Sans jamais signer la mort de Pokémon Go avec Pokémon: Let’s Go!, Nintendo entend au contraire provoquer l’émulation des deux titres avec la sortie du second. Les compagnons capturés dans la production de Niantic seront transférables dans le volet à paraître sur Switch, directement dans le Go Park, une zone divisée en sections, où l’on pourra retrouver tous les monstres de la première génération (ainsi que leurs formes d’Alola) amenés par ce biais. Plus le Pokémon affichera des points de combat (ou CP) élevés dans Go, plus il sera fort dans sa version transférée sur Let’s Go!. Cela devrait ainsi motiver tous les joueurs à continuer la progression sur les téléphones, mais aussi sur Switch car la capture d’un Pokémon dans Let’s Go! donnera un bonbon correspondant dans Go. De quoi procéder à des évolutions plus facilement.
Stratégiquement, la conception du titre est très intéressante.
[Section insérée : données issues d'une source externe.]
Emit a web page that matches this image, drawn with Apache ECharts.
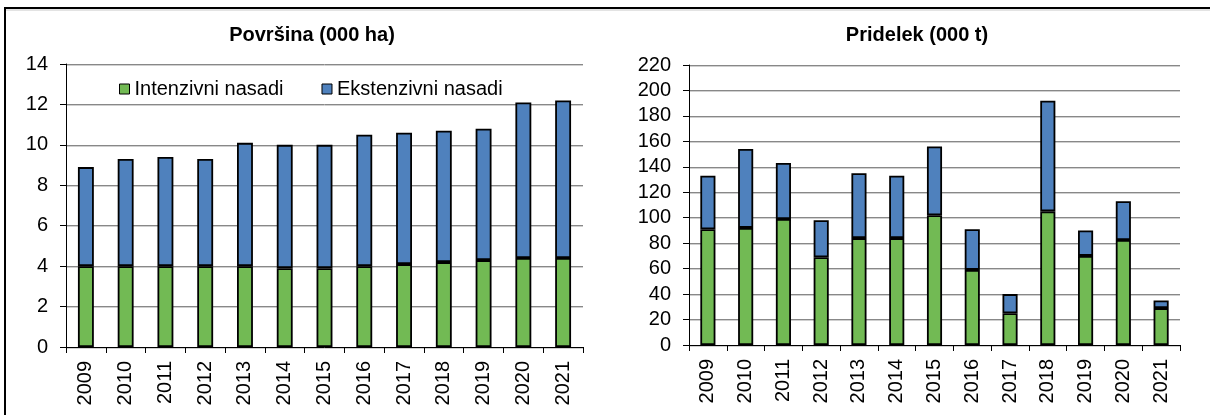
<!DOCTYPE html>
<html>
<head>
<meta charset="utf-8">
<script src="https://cdn.jsdelivr.net/npm/echarts@6/dist/echarts.min.js"></script>
<style>
  html, body { margin: 0; padding: 0; background: #fff; }
  #chart { width: 1210px; height: 415px; }
</style>
</head>
<body>
<div id="chart"></div>
<script>
// podatki
const years = ["2009", "2010", "2011", "2012", "2013", "2014", "2015", "2016", "2017", "2018", "2019", "2020", "2021"];
// Površina (000 ha)
const areaIntensive = [4.0, 4.0, 4.0, 4.0, 4.0, 3.9, 3.9, 4.0, 4.1, 4.2, 4.3, 4.4, 4.4];
const areaExtensive = [4.9, 5.3, 5.4, 5.3, 6.1, 6.1, 6.1, 6.5, 6.5, 6.5, 6.5, 7.7, 7.8];
// Pridelek (000 t)
const yieldIntensive = [91, 92, 99, 69, 84, 84, 102, 59, 25, 105, 70, 82.5, 29];
const yieldExtensive = [42, 62, 44, 29, 51, 49, 54, 32, 15, 87, 20, 30.5, 6];

const names = ["Intenzivni nasadi", "Ekstenzivni nasadi"];
const colors = ["#72BA54", "#4F81BD"];
const font = "'Liberation Sans', Arial, sans-serif";

const chart = echarts.init(document.getElementById("chart"), null, { renderer: "canvas" });

const gridLine = {
  show: true,
  lineStyle: { color: "#888", width: 1, shadowColor: "#d0d0d0", shadowOffsetY: 1 },
};

const xAxisBase = (gridIndex) => ({
  type: "category",
  gridIndex,
  data: years,
  axisLine: { show: true, lineStyle: { color: "#000", width: 1 } },
  axisTick: { show: true, length: 6, lineStyle: { color: "#000" } },
  axisLabel: { rotate: 90, margin: 14, color: "#000", fontSize: 20, fontFamily: font },
});

const yAxisBase = (gridIndex, max, interval) => ({
  type: "value",
  gridIndex,
  min: 0,
  max,
  interval,
  axisLine: { show: true, lineStyle: { color: "#000", width: 1 } },
  axisTick: { show: true, length: 6, lineStyle: { color: "#000" } },
  axisLabel: { margin: 18, color: "#000", fontSize: 20, fontFamily: font },
  splitLine: gridLine,
});

const barItem = (i) => ({ color: colors[i], borderColor: "#000", borderWidth: 1.8 });

const option = {
  animation: false,
  backgroundColor: "#fff",
  textStyle: { fontFamily: font },
  title: [
    {
      text: "Površina (000 ha)",
      left: 307, top: 20, textAlign: "center",
      textStyle: { fontSize: 20, fontWeight: "bold", color: "#000", fontFamily: font },
    },
    {
      text: "Pridelek (000 t)",
      left: 912, top: 20, textAlign: "center",
      textStyle: { fontSize: 20, fontWeight: "bold", color: "#000", fontFamily: font },
    }
  ],
  legend: {
    data: names,
    left: 114,
    top: 74,
    itemWidth: 10,
    itemHeight: 10,
    itemGap: 38,
    icon: "rect",
    itemStyle: { borderColor: "#000", borderWidth: 1 },
    textStyle: { fontSize: 20, color: "#000", fontFamily: font },
  },
  grid: [
    { left: 66, top: 64, width: 517, height: 283 },
    { left: 689, top: 65, width: 491, height: 280 }
  ],
  xAxis: [xAxisBase(0), xAxisBase(1)],
  yAxis: [yAxisBase(0, 14, 2), yAxisBase(1, 220, 20)],
  series: [
    { name: names[0], type: "bar", stack: "area", xAxisIndex: 0, yAxisIndex: 0, barWidth: "40%", data: areaIntensive, itemStyle: barItem(0) },
    { name: names[1], type: "bar", stack: "area", xAxisIndex: 0, yAxisIndex: 0, barWidth: "40%", data: areaExtensive, itemStyle: barItem(1) },
    { name: names[0], type: "bar", stack: "yield", xAxisIndex: 1, yAxisIndex: 1, barWidth: "40%", data: yieldIntensive, itemStyle: barItem(0) },
    { name: names[1], type: "bar", stack: "yield", xAxisIndex: 1, yAxisIndex: 1, barWidth: "40%", data: yieldExtensive, itemStyle: barItem(1) }
  ],
  graphic: [
    // okvir
    { type: "line", shape: { x1: 5, y1: 8, x2: 1210, y2: 8 }, style: { stroke: "#000", lineWidth: 2 } },
    { type: "line", shape: { x1: 6, y1: 10, x2: 1210, y2: 10 }, style: { stroke: "#c8c8c8", lineWidth: 1 } },
    { type: "line", shape: { x1: 5, y1: 7, x2: 5, y2: 415 }, style: { stroke: "#000", lineWidth: 2 } }
  ],
};

chart.setOption(option);
</script>
</body>
</html>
Elle offre une véritable porte d’entrée vers les opus traditionnels de Pokémon pour ceux qui ont commencé leur carrière de dresseur sur Pokémon Go. Elle permet également aux anciens joueurs de partager leur expérience avec de nouveaux joueurs grâce à la coopération, tout en inculquant les mécaniques principales qui permettent d’évoluer en toute sérénité dans l’aventure. Tout cela en reprenant les éléments connus qui ont fait le succès de Pokémon Go. Cela crée donc une passerelle naturelle d’un support à l’autre. Il ne reste plus qu’à voir si le succès sera au rendez-vous pour la sortie de Pokémon: Let’s Go!, le 16 novembre prochain. Néanmoins, tous les ingrédients sont là pour transformer les fans de Pokémon Go en possesseurs de Switch, et donc préparer le terrain pour l’arrivée du prochain gros jeu Pokémon attendu en 2019.